● **What to produce**
Give the data again exactly as written, skipping any pictures.

═════ Provided material

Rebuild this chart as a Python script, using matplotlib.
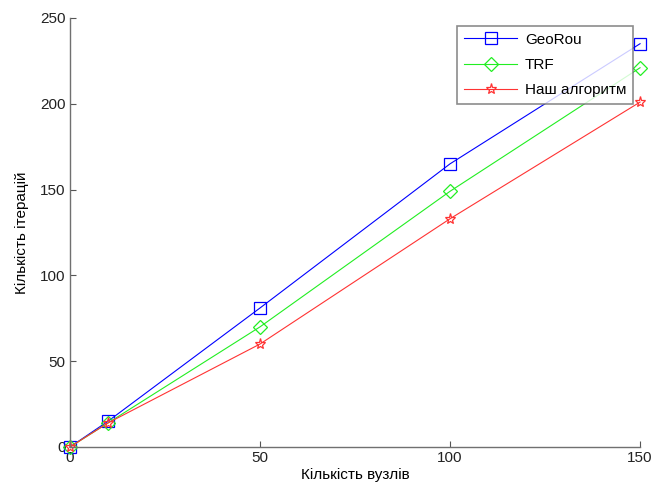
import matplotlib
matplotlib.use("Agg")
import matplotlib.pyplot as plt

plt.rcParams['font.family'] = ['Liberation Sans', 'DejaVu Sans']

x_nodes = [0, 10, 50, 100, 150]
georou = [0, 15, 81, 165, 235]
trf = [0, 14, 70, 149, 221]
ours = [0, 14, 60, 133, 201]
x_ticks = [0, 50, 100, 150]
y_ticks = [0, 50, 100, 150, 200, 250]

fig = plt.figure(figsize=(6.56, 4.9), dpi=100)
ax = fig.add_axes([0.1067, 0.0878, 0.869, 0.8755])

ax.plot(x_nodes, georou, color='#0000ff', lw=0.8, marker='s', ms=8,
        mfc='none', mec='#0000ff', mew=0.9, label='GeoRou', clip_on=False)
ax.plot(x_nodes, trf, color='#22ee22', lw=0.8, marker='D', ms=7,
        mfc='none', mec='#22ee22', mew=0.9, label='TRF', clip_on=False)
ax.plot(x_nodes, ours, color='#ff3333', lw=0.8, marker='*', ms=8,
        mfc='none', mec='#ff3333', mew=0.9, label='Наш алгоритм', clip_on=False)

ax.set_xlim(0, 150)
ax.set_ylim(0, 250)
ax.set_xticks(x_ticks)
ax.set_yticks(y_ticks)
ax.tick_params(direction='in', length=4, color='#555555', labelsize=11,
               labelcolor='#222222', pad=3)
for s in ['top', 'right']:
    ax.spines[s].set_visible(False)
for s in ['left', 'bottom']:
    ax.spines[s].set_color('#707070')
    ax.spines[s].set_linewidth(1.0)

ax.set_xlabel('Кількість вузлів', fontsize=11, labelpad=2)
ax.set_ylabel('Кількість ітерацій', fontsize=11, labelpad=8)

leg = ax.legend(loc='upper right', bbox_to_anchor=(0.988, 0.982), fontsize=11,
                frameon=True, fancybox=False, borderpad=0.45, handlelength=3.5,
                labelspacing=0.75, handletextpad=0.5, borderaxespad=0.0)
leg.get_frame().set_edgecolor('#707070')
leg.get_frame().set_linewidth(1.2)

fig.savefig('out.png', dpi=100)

══════════

● **Output**
Rebuild this chart as a Python script, using matplotlib.
import matplotlib
matplotlib.use("Agg")
import matplotlib.pyplot as plt

plt.rcParams['font.family'] = ['Liberation Sans', 'DejaVu Sans']

x_nodes = [0, 10, 50, 100, 150]
georou = [0, 15, 81, 165, 235]
trf = [0, 14, 70, 149, 221]
ours = [0, 14, 60, 133, 201]
x_ticks = [0, 50, 100, 150]
y_ticks = [0, 50, 100, 150, 200, 250]

fig = plt.figure(figsize=(6.56, 4.9), dpi=100)
ax = fig.add_axes([0.1067, 0.0878, 0.869, 0.8755])

ax.plot(x_nodes, georou, color='#0000ff', lw=0.8, marker='s', ms=8,
        mfc='none', mec='#0000ff', mew=0.9, label='GeoRou', clip_on=False)
ax.plot(x_nodes, trf, color='#22ee22', lw=0.8, marker='D', ms=7,
        mfc='none', mec='#22ee22', mew=0.9, label='TRF', clip_on=False)
ax.plot(x_nodes, ours, color='#ff3333', lw=0.8, marker='*', ms=8,
        mfc='none', mec='#ff3333', mew=0.9, label='Наш алгоритм', clip_on=False)

ax.set_xlim(0, 150)
ax.set_ylim(0, 250)
ax.set_xticks(x_ticks)
ax.set_yticks(y_ticks)
ax.tick_params(direction='in', length=4, color='#555555', labelsize=11,
               labelcolor='#222222', pad=3)
for s in ['top', 'right']:
    ax.spines[s].set_visible(False)
for s in ['left', 'bottom']:
    ax.spines[s].set_color('#707070')
    ax.spines[s].set_linewidth(1.0)

ax.set_xlabel('Кількість вузлів', fontsize=11, labelpad=2)
ax.set_ylabel('Кількість ітерацій', fontsize=11, labelpad=8)

leg = ax.legend(loc='upper right', bbox_to_anchor=(0.988, 0.982), fontsize=11,
                frameon=True, fancybox=False, borderpad=0.45, handlelength=3.5,
                labelspacing=0.75, handletextpad=0.5, borderaxespad=0.0)
leg.get_frame().set_edgecolor('#707070')
leg.get_frame().set_linewidth(1.2)

fig.savefig('out.png', dpi=100)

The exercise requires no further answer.